(Stated goal): Copy each line exactly. Drop every picture.

(Given information):
────────────────
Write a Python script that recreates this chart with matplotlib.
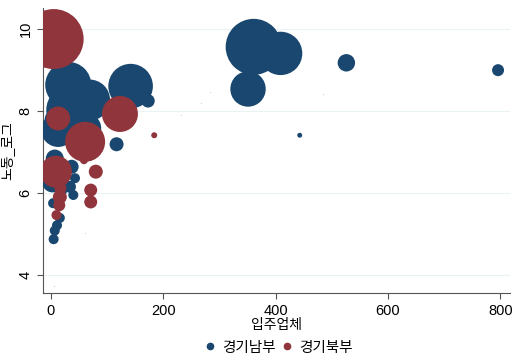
import numpy as np
import matplotlib.pyplot as plt

plt.rcParams['font.family'] = ['Liberation Sans', 'Noto Sans CJK KR']

# 경기남부 : 입주업체, 노동_로그, 가중치 (버블 면적)
south_x = [361, 409, 351, 526, 796, 443, 142, 173, 31, 69, 34, 13, 7, 63,
           117, 7, 37, 3, 43, 34, 40, 4, 16, 11, 7, 5, 18]
south_y = [9.57, 9.41, 8.54, 9.18, 9.00, 7.41, 8.61, 8.25, 8.64, 8.27, 8.03,
           7.54, 7.80, 7.58, 7.19, 6.84, 6.64, 6.27, 6.36, 6.15, 5.95, 5.75,
           5.39, 5.21, 5.08, 4.87, 6.05]
south_w = [784, 470, 313, 76, 36, 6, 497, 45, 530, 420, 560, 290, 100, 225,
           49, 81, 49, 110, 25, 36, 25, 25, 25, 25, 25, 25, 36]

# 경기북부
north_x = [5, 123, 61, 13, 9, 80, 71, 71, 184, 16, 15, 10, 59, 17]
north_y = [9.76, 7.93, 7.25, 7.82, 6.52, 6.52, 6.07, 5.78, 7.41, 5.90, 5.70,
           5.46, 6.80, 6.12]
north_w = [900, 324, 400, 144, 256, 49, 42, 42, 9, 49, 36, 25, 16, 36]

# 가중치 0 인 점들
zero_x = [283, 268, 231, 484, 60, 6]
zero_y = [8.46, 8.21, 7.90, 8.42, 5.01, 3.72]

BLUE = "#1a476f"
RED = "#90353b"

fig = plt.figure(figsize=(5.24, 3.62), dpi=100)
ax = fig.add_axes([0.082, 0.19, 0.891, 0.788])


def bubble_s(w):
    # 가중치 -> 픽셀 반지름 -> points^2
    r_px = np.sqrt(np.array(w, dtype=float))
    return (2 * r_px * 0.72) ** 2


ax.scatter(south_x, south_y, s=bubble_s(south_w), color=BLUE, lw=0,
           zorder=3, label="경기남부")
ax.scatter(north_x, north_y, s=bubble_s(north_w), color=RED, lw=0,
           zorder=4, label="경기북부")
ax.scatter(zero_x, zero_y, s=0.6, color="#c8c8c8", lw=0, zorder=2)

ax.set_xlim(-14, 817)
ax.set_ylim(3.55, 10.52)
ax.set_xticks([0, 200, 400, 600, 800])
ax.set_yticks([4, 6, 8, 10])
ax.tick_params(axis='y', labelrotation=90, length=4, color="#555555",
               labelsize=10.5)
ax.tick_params(axis='x', length=4, color="#555555", labelsize=10.5)
for lab in ax.get_yticklabels():
    lab.set_va("center")

ax.grid(axis='y', color="#eaf2f3", lw=0.8)
ax.set_axisbelow(True)
for side in ("top", "right"):
    ax.spines[side].set_visible(False)
for side in ("left", "bottom"):
    ax.spines[side].set_color("#555555")

ax.set_xlabel("입주업체", fontsize=10, labelpad=0)
ax.set_ylabel("노동_로그", fontsize=10, labelpad=3)

h1 = plt.Line2D([], [], marker="o", ls="", color=BLUE, ms=4.5)
h2 = plt.Line2D([], [], marker="o", ls="", color=RED, ms=4.5)
fig.legend([h1, h2], ["경기남부", "경기북부"], loc="center",
           bbox_to_anchor=(0.53, 0.04), ncol=2, frameon=False,
           fontsize=10.5, handletextpad=0.3, columnspacing=0.3,
           handlelength=1.0)

plt.savefig("out.png", dpi=100)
────────────────
(Exercise solution):
Write a Python script that recreates this chart with matplotlib.
import numpy as np
import matplotlib.pyplot as plt

plt.rcParams['font.family'] = ['Liberation Sans', 'Noto Sans CJK KR']

# 경기남부 : 입주업체, 노동_로그, 가중치 (버블 면적)
south_x = [361, 409, 351, 526, 796, 443, 142, 173, 31, 69, 34, 13, 7, 63,
           117, 7, 37, 3, 43, 34, 40, 4, 16, 11, 7, 5, 18]
south_y = [9.57, 9.41, 8.54, 9.18, 9.00, 7.41, 8.61, 8.25, 8.64, 8.27, 8.03,
           7.54, 7.80, 7.58, 7.19, 6.84, 6.64, 6.27, 6.36, 6.15, 5.95, 5.75,
           5.39, 5.21, 5.08, 4.87, 6.05]
south_w = [784, 470, 313, 76, 36, 6, 497, 45, 530, 420, 560, 290, 100, 225,
           49, 81, 49, 110, 25, 36, 25, 25, 25, 25, 25, 25, 36]

# 경기북부
north_x = [5, 123, 61, 13, 9, 80, 71, 71, 184, 16, 15, 10, 59, 17]
north_y = [9.76, 7.93, 7.25, 7.82, 6.52, 6.52, 6.07, 5.78, 7.41, 5.90, 5.70,
           5.46, 6.80, 6.12]
north_w = [900, 324, 400, 144, 256, 49, 42, 42, 9, 49, 36, 25, 16, 36]

# 가중치 0 인 점들
zero_x = [283, 268, 231, 484, 60, 6]
zero_y = [8.46, 8.21, 7.90, 8.42, 5.01, 3.72]

BLUE = "#1a476f"
RED = "#90353b"

fig = plt.figure(figsize=(5.24, 3.62), dpi=100)
ax = fig.add_axes([0.082, 0.19, 0.891, 0.788])


def bubble_s(w):
    # 가중치 -> 픽셀 반지름 -> points^2
    r_px = np.sqrt(np.array(w, dtype=float))
    return (2 * r_px * 0.72) ** 2


ax.scatter(south_x, south_y, s=bubble_s(south_w), color=BLUE, lw=0,
           zorder=3, label="경기남부")
ax.scatter(north_x, north_y, s=bubble_s(north_w), color=RED, lw=0,
           zorder=4, label="경기북부")
ax.scatter(zero_x, zero_y, s=0.6, color="#c8c8c8", lw=0, zorder=2)

ax.set_xlim(-14, 817)
ax.set_ylim(3.55, 10.52)
ax.set_xticks([0, 200, 400, 600, 800])
ax.set_yticks([4, 6, 8, 10])
ax.tick_params(axis='y', labelrotation=90, length=4, color="#555555",
               labelsize=10.5)
ax.tick_params(axis='x', length=4, color="#555555", labelsize=10.5)
for lab in ax.get_yticklabels():
    lab.set_va("center")

ax.grid(axis='y', color="#eaf2f3", lw=0.8)
ax.set_axisbelow(True)
for side in ("top", "right"):
    ax.spines[side].set_visible(False)
for side in ("left", "bottom"):
    ax.spines[side].set_color("#555555")

ax.set_xlabel("입주업체", fontsize=10, labelpad=0)
ax.set_ylabel("노동_로그", fontsize=10, labelpad=3)

h1 = plt.Line2D([], [], marker="o", ls="", color=BLUE, ms=4.5)
h2 = plt.Line2D([], [], marker="o", ls="", color=RED, ms=4.5)
fig.legend([h1, h2], ["경기남부", "경기북부"], loc="center",
           bbox_to_anchor=(0.53, 0.04), ncol=2, frameon=False,
           fontsize=10.5, handletextpad=0.3, columnspacing=0.3,
           handlelength=1.0)

plt.savefig("out.png", dpi=100)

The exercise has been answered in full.